Extracted records ▸
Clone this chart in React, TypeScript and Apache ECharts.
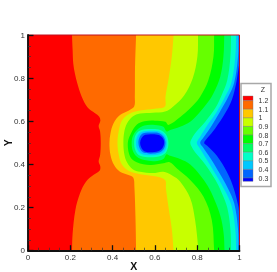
import React, { useEffect, useRef } from "react";
import * as echarts from "echarts";

type Pt = number[];

const bandColors = ["#ff0000", "#ff6a00", "#ffc800", "#c8ff00", "#66ff00", "#00ff00", "#00ff66", "#00ffc8", "#00c8ff", "#0066ff", "#0000ff"];
const levelLabels = ["1.2", "1.1", "1", "0.9", "0.8", "0.7", "0.6", "0.5", "0.4", "0.3"];

// Each contour runs from the top edge to the bottom edge; the area to its right is below that level.
const contour12: Pt[] = [[0.208,1],[0.211,0.93],[0.214,0.868],[0.222,0.82],[0.233,0.776],[0.254,0.714],[0.281,0.665],[0.317,0.637],[0.337,0.621],[0.342,0.603],[0.334,0.578],[0.341,0.552],[0.344,0.498],[0.341,0.444],[0.334,0.413],[0.342,0.389],[0.338,0.371],[0.309,0.351],[0.274,0.32],[0.246,0.266],[0.224,0.189],[0.211,0.08],[0.208,0]];
const contour11: Pt[] = [[0.511,1],[0.506,0.853],[0.505,0.714],[0.502,0.668],[0.475,0.649],[0.435,0.629],[0.404,0.59],[0.39,0.544],[0.385,0.498],[0.39,0.444],[0.407,0.397],[0.435,0.366],[0.475,0.351],[0.498,0.338],[0.503,0.297],[0.508,0.158],[0.511,0]];
const contour10: Pt[] = [[0.688,1],[0.68,0.9],[0.664,0.791],[0.65,0.714],[0.647,0.668],[0.6,0.658],[0.53,0.65],[0.48,0.635],[0.445,0.605],[0.43,0.56],[0.423,0.5],[0.43,0.44],[0.445,0.398],[0.48,0.368],[0.53,0.355],[0.6,0.345],[0.648,0.328],[0.652,0.29],[0.664,0.204],[0.68,0.1],[0.688,0]];
const contour09: Pt[] = [[0.804,1],[0.801,0.9],[0.779,0.8],[0.738,0.72],[0.688,0.67],[0.648,0.645],[0.59,0.64],[0.53,0.636],[0.495,0.622],[0.468,0.59],[0.455,0.55],[0.451,0.5],[0.455,0.45],[0.468,0.41],[0.495,0.378],[0.53,0.366],[0.59,0.36],[0.64,0.366],[0.68,0.35],[0.72,0.32],[0.767,0.243],[0.79,0.142],[0.806,0]];
const contour08: Pt[] = [[0.88,1],[0.877,0.9],[0.853,0.791],[0.814,0.714],[0.767,0.66],[0.72,0.62],[0.664,0.583],[0.65,0.598],[0.6,0.603],[0.55,0.6],[0.515,0.585],[0.49,0.55],[0.472,0.5],[0.483,0.436],[0.514,0.41],[0.577,0.397],[0.64,0.405],[0.67,0.41],[0.703,0.382],[0.767,0.328],[0.83,0.25],[0.869,0.142],[0.88,0]];
const contour07: Pt[] = [[0.928,1],[0.924,0.9],[0.909,0.807],[0.877,0.73],[0.852,0.69],[0.814,0.644],[0.767,0.598],[0.719,0.575],[0.672,0.56],[0.655,0.553],[0.64,0.575],[0.6,0.583],[0.55,0.58],[0.515,0.56],[0.495,0.53],[0.49,0.5],[0.495,0.465],[0.515,0.435],[0.55,0.42],[0.6,0.415],[0.64,0.425],[0.655,0.447],[0.672,0.44],[0.719,0.425],[0.767,0.4],[0.814,0.35],[0.85,0.3],[0.88,0.24],[0.91,0.16],[0.925,0.08],[0.929,0]];
const contour06: Pt[] = [[0.96,1],[0.957,0.9],[0.942,0.79],[0.915,0.72],[0.885,0.66],[0.838,0.598],[0.79,0.544],[0.772,0.515],[0.767,0.5],[0.772,0.485],[0.79,0.456],[0.838,0.4],[0.885,0.33],[0.915,0.27],[0.942,0.2],[0.957,0.1],[0.96,0]];
const contour05: Pt[] = [[0.984,1],[0.98,0.9],[0.962,0.78],[0.93,0.71],[0.89,0.64],[0.85,0.585],[0.812,0.525],[0.798,0.5],[0.812,0.475],[0.85,0.415],[0.89,0.35],[0.93,0.28],[0.962,0.21],[0.98,0.1],[0.984,0]];
const contour04: Pt[] = [[0.995,1],[0.993,0.9],[0.975,0.78],[0.945,0.71],[0.905,0.64],[0.865,0.575],[0.828,0.522],[0.814,0.5],[0.828,0.478],[0.865,0.425],[0.905,0.36],[0.945,0.29],[0.975,0.22],[0.993,0.1],[0.995,0]];
const contour03: Pt[] = [[1,0.86],[0.985,0.78],[0.964,0.7],[0.932,0.637],[0.885,0.567],[0.848,0.522],[0.833,0.5],[0.846,0.488],[0.893,0.44],[0.94,0.366],[0.97,0.297],[0.995,0.204],[1,0.15]];

// Closed rings round the low-value pocket.
const ring06: Pt[] = [[0.502,0.5],[0.508,0.535],[0.53,0.557],[0.58,0.564],[0.625,0.56],[0.652,0.54],[0.664,0.5],[0.655,0.46],[0.63,0.44],[0.58,0.433],[0.53,0.44],[0.508,0.465]];
const ring05: Pt[] = [[0.511,0.5],[0.517,0.53],[0.537,0.55],[0.585,0.556],[0.622,0.552],[0.646,0.534],[0.656,0.5],[0.648,0.465],[0.625,0.448],[0.58,0.442],[0.538,0.448],[0.517,0.47]];
const ring04: Pt[] = [[0.522,0.5],[0.528,0.527],[0.545,0.544],[0.588,0.548],[0.62,0.545],[0.641,0.528],[0.65,0.5],[0.641,0.47],[0.62,0.455],[0.58,0.45],[0.545,0.455],[0.528,0.475]];
const ring03: Pt[] = [[0.53,0.5],[0.537,0.522],[0.555,0.537],[0.59,0.54],[0.618,0.536],[0.637,0.522],[0.644,0.5],[0.635,0.475],[0.615,0.461],[0.58,0.456],[0.55,0.461],[0.535,0.48]];

const wholeField: Pt[] = [[0,1],[1,1],[1,0],[0,0]];
const rightEdge: Pt[] = [[1.02,-0.02],[1.02,1.02]];
const withEdge = (c: Pt[]) => [[c[0][0], 1.02], ...c, [c[c.length - 1][0], -0.02], ...rightEdge];

const bandShapes: Pt[][][] = [
  [wholeField],
  [withEdge(contour12)],
  [withEdge(contour11)],
  [withEdge(contour10)],
  [withEdge(contour09)],
  [withEdge(contour08)],
  [withEdge(contour07)],
  [withEdge(contour06), ring06],
  [withEdge(contour05), ring05],
  [withEdge(contour04), ring04],
  [contour03, ring03],
];

const FONT = '"Liberation Sans", Arial, sans-serif';
const GRID = { left: 28, top: 35, right: 239.5, bottom: 250.7 };
const LEG = { x: 241, y: 83.5, w: 30, h: 103, sx: 243, sw: 10, top: 96, first: 100.7, step: 8.59, bottom: 181.3, tx: 258.6 };

function legendGraphics() {
  const els: any[] = [
    { type: "rect", shape: { x: LEG.x, y: LEG.y, width: LEG.w, height: LEG.h }, style: { fill: "#fff", stroke: "#a8a8a8", lineWidth: 1.5 }, z: 10 },
    { type: "text", x: 263, y: 89, style: { text: "Z", font: `7px ${FONT}`, fill: "#333", align: "center", verticalAlign: "middle" }, z: 11 },
  ];
  bandColors.forEach((fill, i) => {
    const y0 = i === 0 ? LEG.top : LEG.first + (i - 1) * LEG.step;
    const y1 = i === bandColors.length - 1 ? LEG.bottom : LEG.first + i * LEG.step;
    els.push({ type: "rect", shape: { x: LEG.sx, y: y0, width: LEG.sw, height: y1 - y0 }, style: { fill, stroke: "#777", lineWidth: 0.4 }, z: 11 });
  });
  levelLabels.forEach((text, i) => {
    els.push({ type: "text", x: LEG.tx, y: LEG.first + i * LEG.step, style: { text, font: `7px ${FONT}`, fill: "#333", align: "left", verticalAlign: "middle" }, z: 11 });
  });
  return els;
}

const axisCommon = (name: string) => ({
  type: "value",
  min: 0,
  max: 1,
  interval: 0.2,
  name,
  nameLocation: "middle",
  nameMoveOverlap: false,
  nameTextStyle: { fontFamily: FONT, fontWeight: "bold", fontSize: 10.5, color: "#111" },
  z: 5,
  splitLine: { show: false },
  axisLine: { show: true, lineStyle: { color: "#111", width: 1.8 } },
  axisTick: { show: true, inside: true, length: 5.5, lineStyle: { color: "#111", width: 1.3 } },
  minorTick: { show: true, splitNumber: 4, length: 3, lineStyle: { color: "#333", width: 0.7 } },
  axisLabel: { fontFamily: FONT, fontSize: 8, color: "#333", margin: 3, hideOverlap: false },
});

export default function App() {
  const ref = useRef<HTMLDivElement>(null);
  useEffect(() => {
    const chart = echarts.init(ref.current!, undefined, { renderer: "svg" });
    chart.setOption({
      animation: false,
      backgroundColor: "#fff",
      grid: {
        outerBoundsMode: "none",
        left: GRID.left,
        top: GRID.top,
        width: GRID.right - GRID.left,
        height: GRID.bottom - GRID.top,
        show: true,
        borderColor: "#c01020",
        borderWidth: 1,
        backgroundColor: "transparent",
        z: 4,
      },
      xAxis: { ...axisCommon("X"), nameGap: 10 },
      yAxis: { ...axisCommon("Y"), nameGap: 15, nameRotate: 90 },
      series: [
        {
          type: "custom",
          coordinateSystem: "cartesian2d",
          z: 1,
          clip: true,
          data: bandColors.map((_, i) => [i]),
          encode: { x: [], y: [] },
          renderItem: (params: any, api: any) => {
            const i = params.dataIndex;
            return {
              type: "group",
              children: bandShapes[i].map((shape) => ({
                type: "polygon",
                shape: { points: shape.map((p) => api.coord(p)), smooth: i === 0 ? 0 : 0.35 },
                style: { fill: bandColors[i], stroke: null },
              })),
            };
          },
        },
      ],
      graphic: legendGraphics(),
    });
    return () => chart.dispose();
  }, []);
  return <div ref={ref} style={{ position: "absolute", left: 0, top: 0, width: 277, height: 272, filter: "blur(0.35px)" }} />;
}
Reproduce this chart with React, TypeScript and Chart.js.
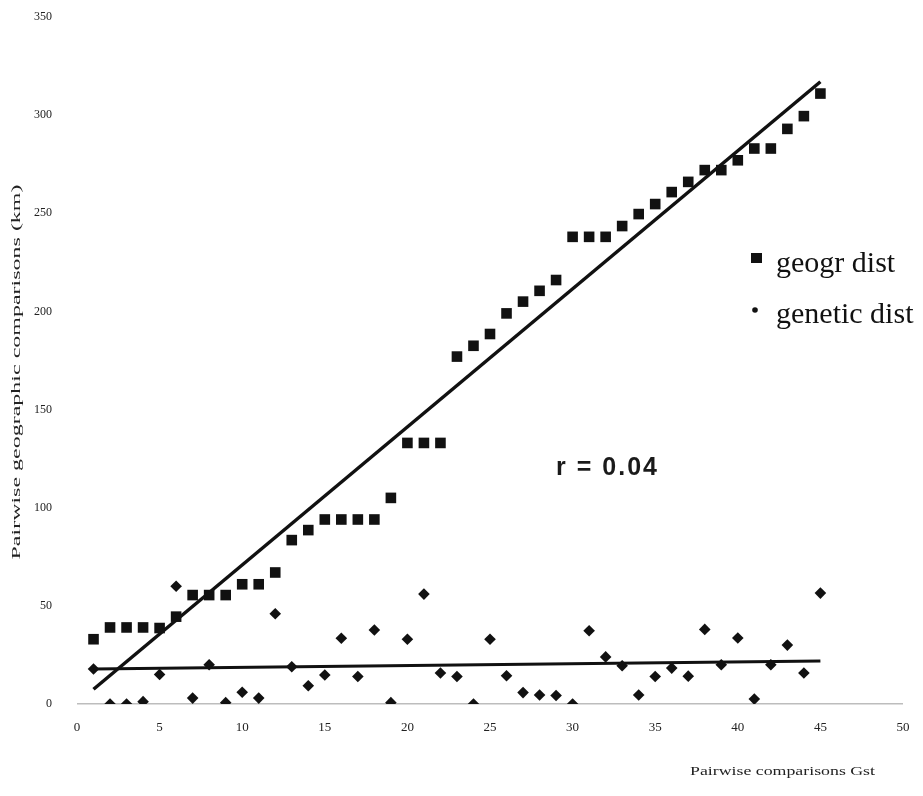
import React, { useEffect, useRef } from "react";
import { Chart, registerables } from "chart.js";

Chart.register(...registerables);

const comparisons = [1, 2, 3, 4, 5, 6, 7, 8, 9, 10, 11, 12, 13, 14, 15, 16, 17, 18, 19, 20, 21, 22, 23, 24, 25, 26, 27, 28, 29, 30, 31, 32, 33, 34, 35, 36, 37, 38, 39, 40, 41, 42, 43, 44, 45];
const geogrDist = [33, 39, 39, 39, 38.7, 44.5, 55.5, 55.5, 55.5, 61, 61, 67, 83.5, 88.6, 94, 94, 94, 94, 105, 133, 133, 133, 177, 182.5, 188.5, 199, 205, 210.5, 216, 238, 238, 238, 243.5, 249.6, 254.7, 260.8, 266, 272, 272, 277, 283, 283, 293, 299.5, 311];
const geneticDist = [17.8, 0, 0, 1.2, 15, 60, 3, 20, 0.7, 6, 3, 46, 19, 9.3, 14.8, 33.5, 14, 37.7, 0.7, 33, 56, 15.8, 14, 0, 33, 14.4, 5.8, 4.6, 4.3, 0, 37.3, 24, 19.5, 4.6, 14, 18.3, 14.2, 38, 20, 33.6, 2.5, 20, 30, 15.8, 56.5];
const trendX = [1, 45];
const geogrTrend = [7.5, 317];
const geneticTrend = [17.8, 21.9];
const xTicks = [0, 5, 10, 15, 20, 25, 30, 35, 40, 45, 50];
const yTicks = [0, 50, 100, 150, 200, 250, 300, 350];
const legendLabels = ["geogr dist", "genetic dist"];
const rLabel = "r = 0.04";
const xTitle = "Pairwise comparisons Gst";
const yTitle = "Pairwise geographic comparisons (km)";

const serif = "'Liberation Serif', 'DejaVu Serif', serif";

const textPlugin = {
  id: "textPlugin",
  afterDraw(chart: any) {
    const ctx = chart.ctx;
    const xs = chart.scales.x;
    const ys = chart.scales.y;
    ctx.save();
    ctx.fillStyle = "#111";
    // legend
    ctx.fillRect(751, 253, 11, 10);
    ctx.beginPath();
    ctx.arc(755, 310, 2.8, 0, Math.PI * 2);
    ctx.fill();
    ctx.font = `30px ${serif}`;
    ctx.textAlign = "left";
    ctx.textBaseline = "alphabetic";
    ctx.fillText(legendLabels[0], 776, 272);
    ctx.fillText(legendLabels[1], 776, 323);
    // r label
    ctx.font = `bold 25px 'Liberation Sans', Arial, sans-serif`;
    (ctx as any).letterSpacing = "2px";
    ctx.textBaseline = "middle";
    ctx.fillStyle = "#1a1a1a";
    ctx.fillText(rLabel, xs.getPixelForValue(29.0), ys.getPixelForValue(120));
    (ctx as any).letterSpacing = "0px";
    // x title
    ctx.fillStyle = "#222";
    ctx.font = `13px ${serif}`;
    let w = ctx.measureText(xTitle).width;
    ctx.save();
    ctx.translate(690, 772);
    ctx.scale(185 / w, 1);
    ctx.textAlign = "left";
    ctx.fillText(xTitle, 0, 0);
    ctx.restore();
    // y title
    ctx.font = `13px ${serif}`;
    w = ctx.measureText(yTitle).width;
    ctx.save();
    ctx.translate(17, 372);
    ctx.rotate(-Math.PI / 2);
    ctx.scale(375 / w, 1);
    ctx.textAlign = "center";
    ctx.fillText(yTitle, 0, 0);
    ctx.restore();
    ctx.restore();
  },
};

export default function App() {
  const ref = useRef<HTMLCanvasElement>(null);
  useEffect(() => {
    if (!ref.current) return;
    const chart = new Chart(ref.current, {
      type: "scatter",
      data: {
        datasets: [
          {
            type: "line",
            label: "geogr trend",
            data: trendX.map((x, i) => ({ x, y: geogrTrend[i] })),
            borderColor: "#111",
            borderWidth: 3.5,
            pointRadius: 0,
            fill: false,
            order: 0,
          },
          {
            type: "line",
            label: "genetic trend",
            data: trendX.map((x, i) => ({ x, y: geneticTrend[i] })),
            borderColor: "#111",
            borderWidth: 3,
            pointRadius: 0,
            fill: false,
            order: 1,
          },
          {
            label: legendLabels[0],
            data: comparisons.map((x, i) => ({ x, y: geogrDist[i] })),
            pointStyle: "rect",
            pointRadius: 7.5,
            backgroundColor: "#111",
            borderColor: "#111",
            borderWidth: 0,
            order: 2,
          },
          {
            label: legendLabels[1],
            data: comparisons.map((x, i) => ({ x, y: geneticDist[i] })),
            pointStyle: "rectRot",
            pointRadius: 5.8,
            backgroundColor: "#111",
            borderColor: "#111",
            borderWidth: 0,
            order: 3,
          },
        ],
      },
      options: {
        animation: false,
        responsive: false,
        layout: { padding: { left: 0, top: 17, right: 20, bottom: 0 } },
        plugins: { legend: { display: false }, tooltip: { enabled: false } },
        scales: {
          x: {
            type: "linear",
            min: 0,
            max: 50,
            afterFit: (s: any) => { s.height = 92; s.paddingLeft = 0; s.paddingRight = 0; },
            afterBuildTicks: (s: any) => { s.ticks = xTicks.map((v) => ({ value: v })); },
            border: { display: false },
            grid: { display: false, drawTicks: false },
            ticks: { padding: 16, color: "#222", font: { family: serif, size: 13 }, maxRotation: 0 },
          },
          y: {
            type: "linear",
            min: 0,
            max: 350,
            afterFit: (s: any) => { s.width = 77; s.paddingTop = 0; s.paddingBottom = 0; },
            afterBuildTicks: (s: any) => { s.ticks = yTicks.map((v) => ({ value: v })); },
            border: { display: false },
            grid: {
              drawTicks: false,
              lineWidth: 1.5,
              color: (c: any) => (c.tick && c.tick.value === 0 ? "#bdbdbd" : "rgba(0,0,0,0)"),
            },
            ticks: { padding: 25, color: "#222", font: { family: serif, size: 12 } },
          },
        },
      },
      plugins: [textPlugin],
    });
    return () => chart.destroy();
  }, []);
  return (
    <div style={{ position: "fixed", left: 0, top: 0, width: 923, height: 796, background: "#fff" }}>
      <canvas ref={ref} width={923} height={796} />
    </div>
  );
}
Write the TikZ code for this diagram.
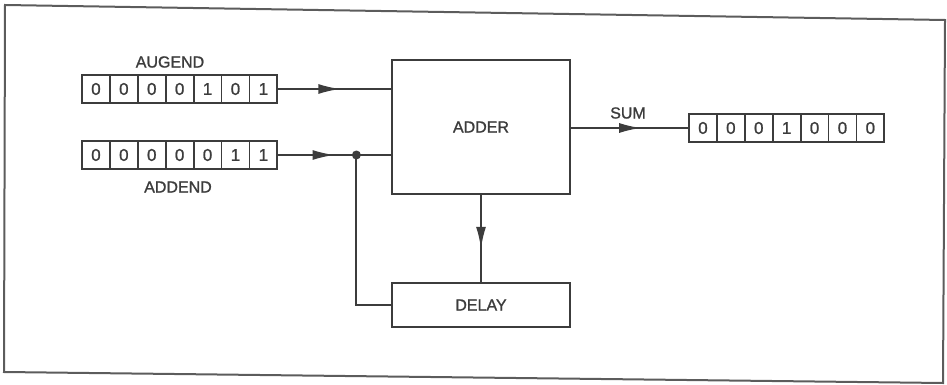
\documentclass[tikz,border=0pt]{standalone}
\usepackage{fontspec}
\setmainfont{Liberation Sans}
\newfontfamily\letterfont[FakeBold=1.2]{Liberation Sans}
\usetikzlibrary{arrows.meta,decorations.markings,fit}

\definecolor{ink}{HTML}{3C3C3C}
\definecolor{frameink}{HTML}{5C5C5C}

\tikzset{
  wire/.style={draw=ink, line width=2pt},
  cell/.style={draw=ink, line width=1.8pt, minimum width=27.9pt, minimum height=28pt,
               inner sep=0pt, font=\letterfont\fontsize{17}{17}\selectfont, text=ink},
  blockbox/.style={draw=ink, line width=2pt, inner sep=0pt,
                   font=\letterfont\fontsize{16}{16}\selectfont, text=ink},
  lbl/.style={font=\letterfont\fontsize{16}{16}\selectfont, text=ink},
  junction/.style={circle, fill=ink, inner sep=0pt, minimum size=9pt},
  midarrow/.style={postaction={decorate},
    decoration={markings, mark=at position #1 with {\arrow{Latex[length=22pt,width=10pt]}}}},
}

% an eight-bit register: name, left x, centre y, digits
\newcommand\registerrow[4]{%
  \foreach \d [count=\i] in {#4} {
    \node[cell] (#1-\i) at ({#2+(\i-0.5)*27.9},#3) {\d};
  }
  \node[fit=(#1-1)(#1-7), inner sep=0pt] (#1) {};
}

\begin{document}
\begin{tikzpicture}[x=1pt,y=-1pt]
  \useasboundingbox (0,0) rectangle (947,385);

  % outer frame
  \draw[frameink, line width=2pt] (5,5) -- (945,20) -- (943,383) -- (4,372) -- cycle;

  % registers
  \registerrow{aug}{82}{89}{0,0,0,0,1,0,1}
  \registerrow{add}{82}{155}{0,0,0,0,0,1,1}
  \registerrow{sumreg}{689}{128}{0,0,0,1,0,0,0}

  \node[lbl] (auglbl) at (170,62) {AUGEND};
  \node[lbl] (addlbl) at (178,187) {ADDEND};

  % blocks
  \node[blockbox, minimum width=178pt, minimum height=133pt] (adder) at (481,127) {ADDER};
  \node[blockbox, minimum width=178pt, minimum height=44pt] (delay) at (481,305) {DELAY};

  % tap point on the addend line
  \path (add.east) ++(78,0) node[junction] (tap) {};

  % connectors
  \draw[wire, midarrow=0.55] (aug.east) -- (aug.east -| adder.west);
  \draw[wire, midarrow=0.72] (add.east) -- (tap.center);
  \draw[wire] (tap.center) -- (tap.center -| adder.west);
  \draw[wire] (delay.west) -| (tap.center);
  \draw[wire, midarrow=0.6] (adder.east |- sumreg.west) -- (sumreg.west);
  \draw[wire, midarrow=0.62] (adder.south) -- (adder.south |- delay.north);

  \node[lbl] (sumlbl) at (628,113) {SUM};
\end{tikzpicture}
\end{document}
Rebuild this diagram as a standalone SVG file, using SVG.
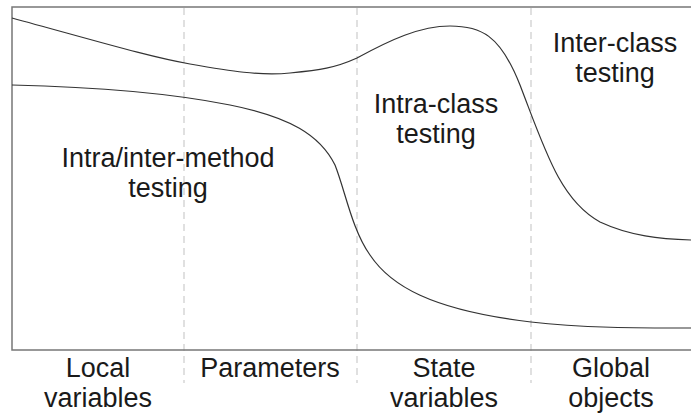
<svg xmlns="http://www.w3.org/2000/svg" width="691" height="416" viewBox="0 0 691 416">
<style>
.frame{stroke:#777;stroke-width:1.5;fill:none}
.div{stroke:#ccc;stroke-width:1.2;stroke-dasharray:7,5;fill:none}
.curve{stroke:#333;stroke-width:1.2;fill:none}
text{font-family:"Liberation Sans",Arial,sans-serif;font-size:27px;fill:#1a1a1a;text-anchor:middle}
</style>
<rect width="691" height="416" fill="#fff"/>
<g id="dividers">
<line class="div" x1="184" y1="8" x2="184" y2="383"/>
<line class="div" x1="357" y1="8" x2="357" y2="383"/>
<line class="div" x1="531" y1="8" x2="531" y2="383"/>
</g>
<g id="frame">
<polyline class="frame" points="691,7 12,7 12,350 691,350"/>
</g>
<g id="connectors">
<path class="curve" d="M12,18 C100,42 150,57 190,64 S260,76 290,73 S335,68 357,58 C390,40 420,26 450,26 C480,26 500,34 520,85 C545,150 560,200 600,222 C630,236 660,239 691,240"/>
<path class="curve" d="M12,85 C100,87 170,93 230,105 C290,117 320,135 335,165 C345,190 352,230 370,255 C390,285 430,310 531,322 C580,328 640,328 691,328"/>
</g>
<g id="region-method"><text x="168" y="167">Intra/inter-method</text><text x="168" y="197">testing</text></g>
<g id="region-intra"><text x="436" y="113">Intra-class</text><text x="436" y="143">testing</text></g>
<g id="region-inter"><text x="615" y="52">Inter-class</text><text x="615" y="82">testing</text></g>
<g id="label-local"><text x="98" y="377">Local</text><text x="98" y="407">variables</text></g>
<g id="label-params"><text x="270" y="377">Parameters</text></g>
<g id="label-state"><text x="444" y="377">State</text><text x="444" y="407">variables</text></g>
<g id="label-global"><text x="611" y="377">Global</text><text x="611" y="407">objects</text></g>
</svg>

Stated task ▸ Go to the line that contains "Reproduce this chart" and copy from there down to the line that contains "Chart.register(...registerables);", with both lines included. Pass over the pictures.

Full output ▸
Reproduce this chart with React, TypeScript and Chart.js.
import React, { useEffect, useRef } from "react";
import { Chart, registerables } from "chart.js";

Chart.register(...registerables);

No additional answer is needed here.